Five Employee Metrics That Matter Most

When you want to gauge performance, turning to the right metrics is a must. They will give you insights into productivity, efficiency, and other key factors that often determine a workforce’s level of success, making them worth tracking.

While the exact metrics you need to monitor may vary for each department or position, some are more universally valuable than others. If you aren’t sure which employee metrics matter most, here are five that are worth tracking.

1. Goal Attainment

Usually, in a performance review, managers and employees set goals for the worker together. By monitoring the rate at which those objectives are achieved, you can assess an employee’s drive, accountability, and more.

Just make sure that you review all of the associated goals for reasonableness. Otherwise, an employee may be unfairly penalized simply because what was listed wasn’t realistically possible.

2. Customer Satisfaction

Nearly every employee assists some customer, either external or internal, to the company. For example, sales reps work with what’s traditionally seen as customers – usually consumers or business clients – while your IT help desk may support other employees, giving them their own customer base.

Customer satisfaction metrics help you assess the quality of customer interactions. It lets you know whether those seeking help or support are getting what they need, making them valuable numbers to track.

3. Error Rates

Analyzing the number of missteps an employee, team, or department makes is wise. High error rates could indicate a problem that needs fixing, whether through equipment maintenance, better training, or more oversight from a manager.

It is important to remember that employees may not be responsible for every error. However, if a worker has a notably higher rate than their colleagues, that suggests the issue is at the worker level. If an entire team or department has a high rate, that issue may be systemic.

4. Overtime

If your company allows or mandates overtime, looking at overtime metrics is a smart move. It gives you insights into a key part of your operation, including potential issues that may need addressing.

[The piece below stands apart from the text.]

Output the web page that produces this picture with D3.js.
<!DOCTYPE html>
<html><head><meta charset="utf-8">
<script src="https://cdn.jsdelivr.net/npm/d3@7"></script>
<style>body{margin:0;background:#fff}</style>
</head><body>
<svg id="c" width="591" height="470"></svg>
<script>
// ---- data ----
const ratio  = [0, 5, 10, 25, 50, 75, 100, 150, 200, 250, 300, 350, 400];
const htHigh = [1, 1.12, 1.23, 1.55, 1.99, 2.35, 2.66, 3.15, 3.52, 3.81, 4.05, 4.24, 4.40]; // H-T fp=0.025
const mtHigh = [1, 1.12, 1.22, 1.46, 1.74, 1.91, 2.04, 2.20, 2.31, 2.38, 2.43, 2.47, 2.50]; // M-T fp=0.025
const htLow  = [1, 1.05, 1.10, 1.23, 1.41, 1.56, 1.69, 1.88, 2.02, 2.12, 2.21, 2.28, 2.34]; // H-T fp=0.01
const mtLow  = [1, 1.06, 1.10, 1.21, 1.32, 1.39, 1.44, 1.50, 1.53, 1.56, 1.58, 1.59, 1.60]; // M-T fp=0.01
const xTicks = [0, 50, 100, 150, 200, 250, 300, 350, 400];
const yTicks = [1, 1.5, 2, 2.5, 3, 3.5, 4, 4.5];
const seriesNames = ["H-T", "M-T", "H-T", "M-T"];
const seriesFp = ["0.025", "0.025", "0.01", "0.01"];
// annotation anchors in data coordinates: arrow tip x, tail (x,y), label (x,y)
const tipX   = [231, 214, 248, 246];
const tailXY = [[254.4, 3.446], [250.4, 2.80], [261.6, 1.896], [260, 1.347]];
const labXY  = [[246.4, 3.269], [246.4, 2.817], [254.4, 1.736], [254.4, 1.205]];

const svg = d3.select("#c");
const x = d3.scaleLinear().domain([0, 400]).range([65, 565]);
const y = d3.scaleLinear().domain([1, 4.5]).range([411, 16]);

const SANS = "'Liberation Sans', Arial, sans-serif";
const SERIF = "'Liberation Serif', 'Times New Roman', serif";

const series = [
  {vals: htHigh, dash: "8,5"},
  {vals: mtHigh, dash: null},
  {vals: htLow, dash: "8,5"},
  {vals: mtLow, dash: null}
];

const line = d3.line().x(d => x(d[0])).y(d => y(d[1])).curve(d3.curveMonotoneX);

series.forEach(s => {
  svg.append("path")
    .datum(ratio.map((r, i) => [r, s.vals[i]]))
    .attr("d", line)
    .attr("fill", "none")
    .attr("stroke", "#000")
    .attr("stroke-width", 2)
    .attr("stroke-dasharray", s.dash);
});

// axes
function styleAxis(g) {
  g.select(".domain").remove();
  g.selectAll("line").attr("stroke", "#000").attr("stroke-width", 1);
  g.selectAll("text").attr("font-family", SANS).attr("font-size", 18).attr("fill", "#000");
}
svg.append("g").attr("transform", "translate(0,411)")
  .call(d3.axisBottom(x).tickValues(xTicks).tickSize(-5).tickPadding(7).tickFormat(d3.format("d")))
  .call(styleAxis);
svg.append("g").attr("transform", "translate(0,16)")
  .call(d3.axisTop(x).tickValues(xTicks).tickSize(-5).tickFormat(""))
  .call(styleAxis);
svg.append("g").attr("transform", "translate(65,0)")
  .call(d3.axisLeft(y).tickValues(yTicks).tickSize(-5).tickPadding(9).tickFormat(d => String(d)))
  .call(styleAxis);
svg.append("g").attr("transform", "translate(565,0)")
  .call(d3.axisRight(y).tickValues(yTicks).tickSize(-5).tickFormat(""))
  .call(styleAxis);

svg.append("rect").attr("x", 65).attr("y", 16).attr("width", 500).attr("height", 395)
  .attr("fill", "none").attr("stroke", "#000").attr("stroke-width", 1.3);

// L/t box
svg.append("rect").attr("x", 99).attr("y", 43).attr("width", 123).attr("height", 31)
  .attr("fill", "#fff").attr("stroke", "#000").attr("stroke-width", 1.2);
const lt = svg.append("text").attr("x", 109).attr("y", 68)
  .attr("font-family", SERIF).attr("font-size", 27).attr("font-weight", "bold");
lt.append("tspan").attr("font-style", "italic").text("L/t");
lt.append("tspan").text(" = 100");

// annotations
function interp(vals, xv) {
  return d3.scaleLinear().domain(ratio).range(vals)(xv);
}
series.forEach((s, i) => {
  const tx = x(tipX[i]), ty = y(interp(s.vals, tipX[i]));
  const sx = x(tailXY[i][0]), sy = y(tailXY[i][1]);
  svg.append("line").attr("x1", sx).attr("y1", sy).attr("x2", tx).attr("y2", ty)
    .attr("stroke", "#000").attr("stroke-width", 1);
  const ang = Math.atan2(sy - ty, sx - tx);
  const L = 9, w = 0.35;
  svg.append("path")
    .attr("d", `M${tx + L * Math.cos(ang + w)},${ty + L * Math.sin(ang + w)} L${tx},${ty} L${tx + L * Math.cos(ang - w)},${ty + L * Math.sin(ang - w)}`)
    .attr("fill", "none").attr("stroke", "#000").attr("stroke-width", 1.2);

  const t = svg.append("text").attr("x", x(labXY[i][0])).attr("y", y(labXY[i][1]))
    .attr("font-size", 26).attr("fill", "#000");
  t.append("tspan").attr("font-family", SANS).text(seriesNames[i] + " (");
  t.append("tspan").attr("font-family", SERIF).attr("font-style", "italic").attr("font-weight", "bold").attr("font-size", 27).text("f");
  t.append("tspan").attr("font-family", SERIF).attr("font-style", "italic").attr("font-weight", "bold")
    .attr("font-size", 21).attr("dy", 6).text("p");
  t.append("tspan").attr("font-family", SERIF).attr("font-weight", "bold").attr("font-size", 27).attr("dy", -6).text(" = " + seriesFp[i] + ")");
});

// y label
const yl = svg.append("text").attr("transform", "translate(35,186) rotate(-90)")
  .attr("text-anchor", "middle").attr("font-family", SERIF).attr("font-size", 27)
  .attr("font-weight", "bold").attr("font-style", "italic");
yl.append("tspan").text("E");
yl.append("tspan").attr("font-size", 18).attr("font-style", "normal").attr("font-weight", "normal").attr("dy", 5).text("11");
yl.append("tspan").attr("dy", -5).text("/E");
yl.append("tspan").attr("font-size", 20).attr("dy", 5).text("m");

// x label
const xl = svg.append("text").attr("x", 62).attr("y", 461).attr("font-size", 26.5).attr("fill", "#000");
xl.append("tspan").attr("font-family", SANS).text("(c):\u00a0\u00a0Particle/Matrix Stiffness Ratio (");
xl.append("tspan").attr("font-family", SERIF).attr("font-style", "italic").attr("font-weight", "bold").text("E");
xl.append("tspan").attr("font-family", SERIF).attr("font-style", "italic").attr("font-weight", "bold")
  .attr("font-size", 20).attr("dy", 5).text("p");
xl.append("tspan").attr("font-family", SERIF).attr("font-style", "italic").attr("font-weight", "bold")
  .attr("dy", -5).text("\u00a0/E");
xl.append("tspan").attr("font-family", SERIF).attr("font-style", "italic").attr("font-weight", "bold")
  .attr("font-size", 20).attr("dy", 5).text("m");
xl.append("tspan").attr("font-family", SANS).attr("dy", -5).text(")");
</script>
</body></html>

Overtime might indicate a staffing level issue, particularly if entire teams or departments regularly engage in it. If it’s just high for individual employees, it could suggest that they are struggling with their workload.

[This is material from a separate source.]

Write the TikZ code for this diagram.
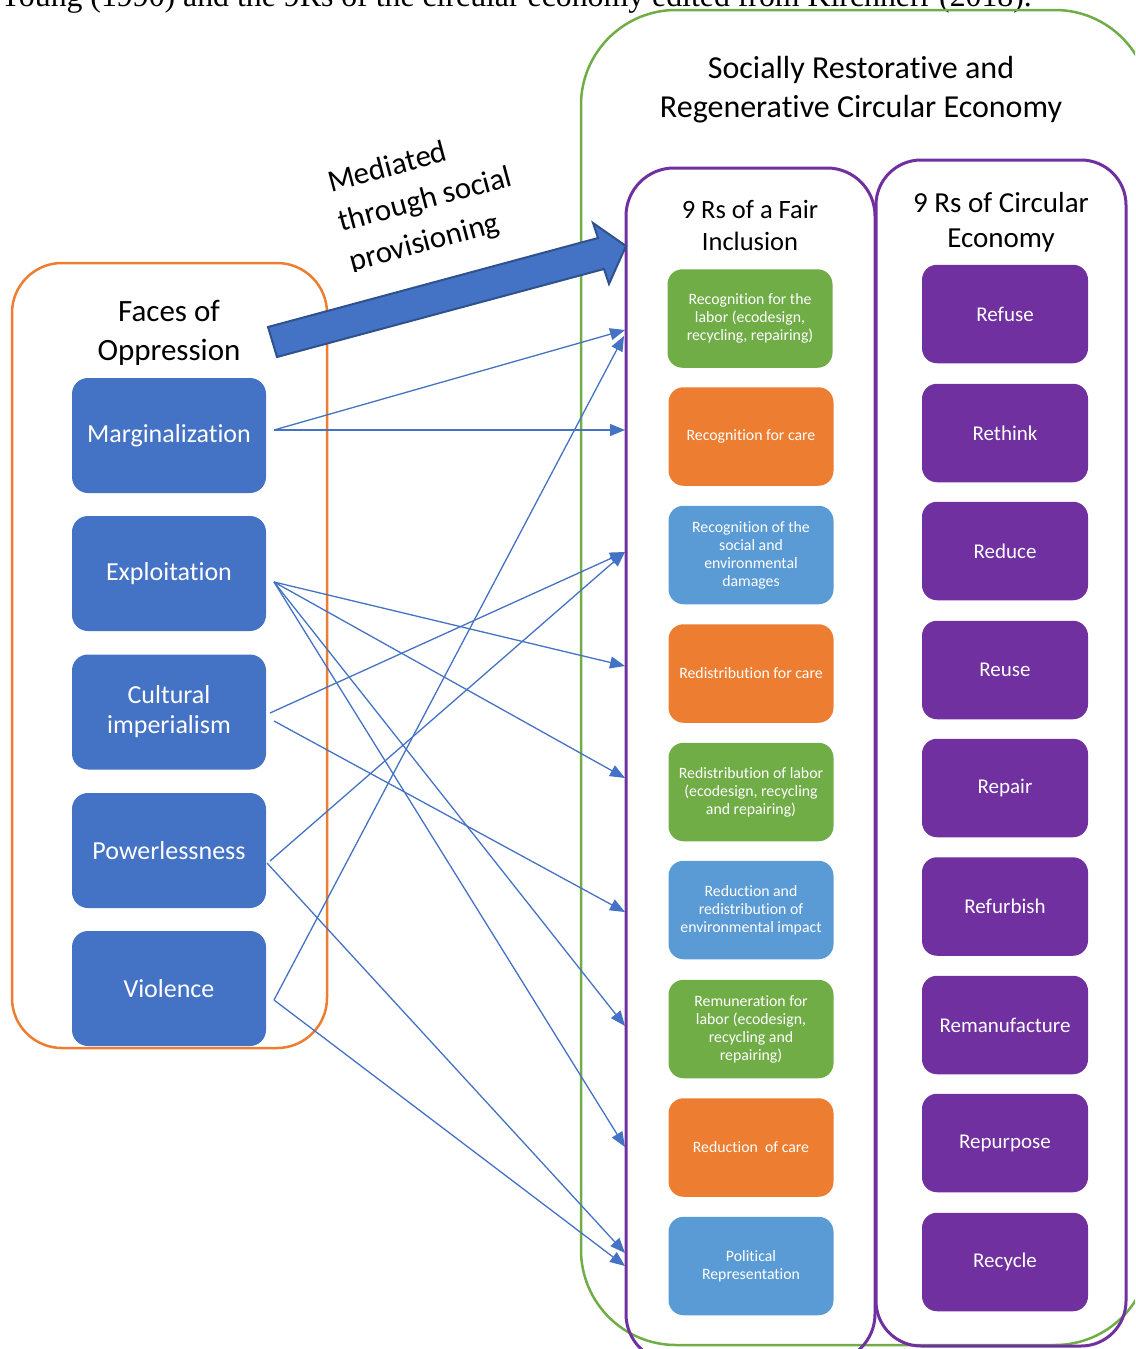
\documentclass[tikz,border=0pt]{standalone}
\usepackage{fontspec}
\setmainfont{Carlito}[Ligatures=NoCommon]
\newfontfamily\capfont{Liberation Serif}
\usetikzlibrary{arrows.meta}
\definecolor{cBlue}{HTML}{4472C4}
\definecolor{cBlueDark}{HTML}{2F528F}
\definecolor{cLight}{HTML}{5B9BD5}
\definecolor{cOrange}{HTML}{ED7D31}
\definecolor{cGreen}{HTML}{70AD47}
\definecolor{cPurple}{HTML}{7030A0}
\begin{document}
\begin{tikzpicture}[x=1pt,y=-1pt,
  face/.style={fill=cBlue, rounded corners=16pt, minimum width=194pt, minimum height=115pt,
    text=white, font=\fontsize{26}{30}\selectfont, align=center, inner sep=0pt},
  fairbox/.style={rounded corners=15pt, minimum width=165pt, minimum height=98.5pt,
    text=white, font=\fontsize{15.8}{18}\selectfont, align=center, inner sep=0pt},
  crbox/.style={fill=cPurple, rounded corners=15pt, minimum width=166pt, minimum height=98.5pt,
    text=white, font=\fontsize{21}{25}\selectfont, inner sep=0pt},
  link/.style={cBlue, line width=1.3pt, -{Triangle[length=15pt,width=12pt]}},
  ttl/.style={anchor=base, inner sep=0pt},
  medtxt/.style={anchor=west, inner sep=0pt, rotate=15, align=left, font=\fontsize{31}{41}\selectfont}
]
\useasboundingbox (0,0) rectangle (1135,1349);
\clip (0,0) rectangle (1135,1349);

% caption line (cut off at top)
\node[anchor=base west, inner sep=0pt, font=\capfont\fontsize{31.8}{38}\selectfont] (cap) at (-1,6)
  {Young (1990) and the 9Rs of the circular economy edited from Kirchherr (2018).};

% containers
\draw[cGreen, line width=2.5pt, rounded corners=95pt] (581,10) rectangle (1150,1345);
\draw[cPurple, line width=3pt, rounded corners=48pt] (626,168) rectangle (875,1362);
\draw[cPurple, line width=3pt, rounded corners=45pt] (876,160) rectangle (1126,1346);
\draw[cOrange, line width=2.5pt, rounded corners=50pt] (12,263) rectangle (327,1048);

% titles
\node[ttl, font=\fontsize{32}{39}\selectfont] (srA) at (861,78) {Socially Restorative and};
\node[ttl, font=\fontsize{32}{39}\selectfont] (srB) at (861,117) {Regenerative Circular Economy};
\node[ttl, font=\fontsize{26.5}{32}\selectfont] (fiA) at (750,218) {9 Rs of a Fair};
\node[ttl, font=\fontsize{26.5}{32}\selectfont] (fiB) at (750,250) {Inclusion};
\node[ttl, font=\fontsize{29}{35}\selectfont] (ceA) at (1001,212) {9 Rs of Circular};
\node[ttl, font=\fontsize{29}{35}\selectfont] (ceB) at (1001,247) {Economy};
\node[ttl, font=\fontsize{31}{39}\selectfont] (foA) at (169,321) {Faces of};
\node[ttl, font=\fontsize{31}{39}\selectfont] (foB) at (169,360) {Oppression};

% faces of oppression
\node[face] (marg) at (169,435.5) {Marginalization};
\node[face] (expl) at (169,573.5) {Exploitation};
\node[face] (cult) at (169,712) {Cultural\\imperialism};
\node[face] (powl) at (169,850.5) {Powerlessness};
\node[face] (viol) at (169,988.5) {Violence};

% 9 Rs of a fair inclusion
\node[fairbox, fill=cGreen]  (f1) at (750,318.5) {Recognition for the\\labor (ecodesign,\\recycling, repairing)};
\node[fairbox, fill=cOrange] (f2) at (751,436.5) {Recognition for care};
\node[fairbox, fill=cLight]  (f3) at (751,555) {Recognition of the\\social and\\environmental\\damages};
\node[fairbox, fill=cOrange] (f4) at (751,673.5) {Redistribution for care};
\node[fairbox, fill=cGreen]  (f5) at (751,792) {Redistribution of labor\\(ecodesign, recycling\\and repairing)};
\node[fairbox, fill=cLight]  (f6) at (751,910) {Reduction and\\redistribution of\\environmental impact};
\node[fairbox, fill=cGreen]  (f7) at (751,1029) {Remuneration for\\labor (ecodesign,\\recycling and\\repairing)};
\node[fairbox, fill=cOrange] (f8) at (751,1147.5) {Reduction\ \ of care};
\node[fairbox, fill=cLight]  (f9) at (751,1266) {Political\\Representation};

% 9 Rs of circular economy
\node[crbox] (c1) at (1005,314) {Refuse};
\node[crbox] (c2) at (1005,433) {Rethink};
\node[crbox] (c3) at (1005,551) {Reduce};
\node[crbox] (c4) at (1005,670) {Reuse};
\node[crbox] (c5) at (1005,788) {Repair};
\node[crbox] (c6) at (1005,906.5) {Refurbish};
\node[crbox] (c7) at (1005,1025) {Remanufacture};
\node[crbox] (c8) at (1005,1143) {Repurpose};
\node[crbox] (c9) at (1005,1262) {Recycle};

% mediated text (bottom of last line cut as in the reference)
\begin{scope}
  \clip (300,120) rectangle (600,271);
  \node[medtxt] (med) at (339.5,224) {Mediated\\through social\\provisioning};
\end{scope}

% big arrow
\draw[fill=cBlue, draw=cBlueDark, line width=2pt, line join=miter]
  (268,327) -- (598,238) -- (593,223) -- (626,246) -- (609,284) -- (604,269) -- (277,357) -- cycle;

% connector endpoints
\coordinate (sM) at (274,430);
\coordinate (sE) at (274,582);
\coordinate (sC1) at (270,713);
\coordinate (sC2) at (274,721);
\coordinate (sP1) at (270,861);
\coordinate (sP2) at (267,863);
\coordinate (sV) at (274,1000);
\coordinate (eA) at (625,330);
\coordinate (eA2) at (624,336);
\coordinate (eB) at (625,430);
\coordinate (eC) at (625,552);
\coordinate (eD) at (625,666);
\coordinate (eE) at (625,778);
\coordinate (eF) at (625,912);
\coordinate (eG) at (625,1026);
\coordinate (eH) at (625,1147);
\coordinate (eI) at (625,1253);
\coordinate (eI2) at (625,1266);

% connectors
\draw[link] (sM) -- (eA);
\draw[link] (sM) -- (eB);
\draw[link] (sE) -- (eD);
\draw[link] (sE) -- (eE);
\draw[link] (sE) -- (eG);
\draw[link] (sE) -- (eH);
\draw[link] (sC1) -- (eC);
\draw[link] (sC2) -- (eF);
\draw[link] (sP1) -- (eC);
\draw[link] (sP2) -- (eI);
\draw[link] (sV) -- (eA2);
\draw[link] (sV) -- (eI2);
\end{tikzpicture}
\end{document}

It’s important to note that large quantities of overtime don’t mean a worker is more productive or dedicated than their counterparts. Long-term, frequent overtime should be avoided, as it can actually result in diminishing work quality, burnout, and more. Efficiency is preferred in nearly all cases, so use overtime metrics to determine if a situation needs a closer look.

5. Absenteeism

Excessive absenteeism can be a troubling sign. While you may be inclined to penalize workers with high absenteeism rates, it’s important to look at the situation carefully first. There may be other issues at work, many of which may be resolvable.

For example, it may indicate that an employee isn’t fully engaged or is burning out, both of which may be fixable if you take the right action. A pattern of absenteeism in a single department that doesn’t exist elsewhere in the company could suggest an issue with a manager or another local factor.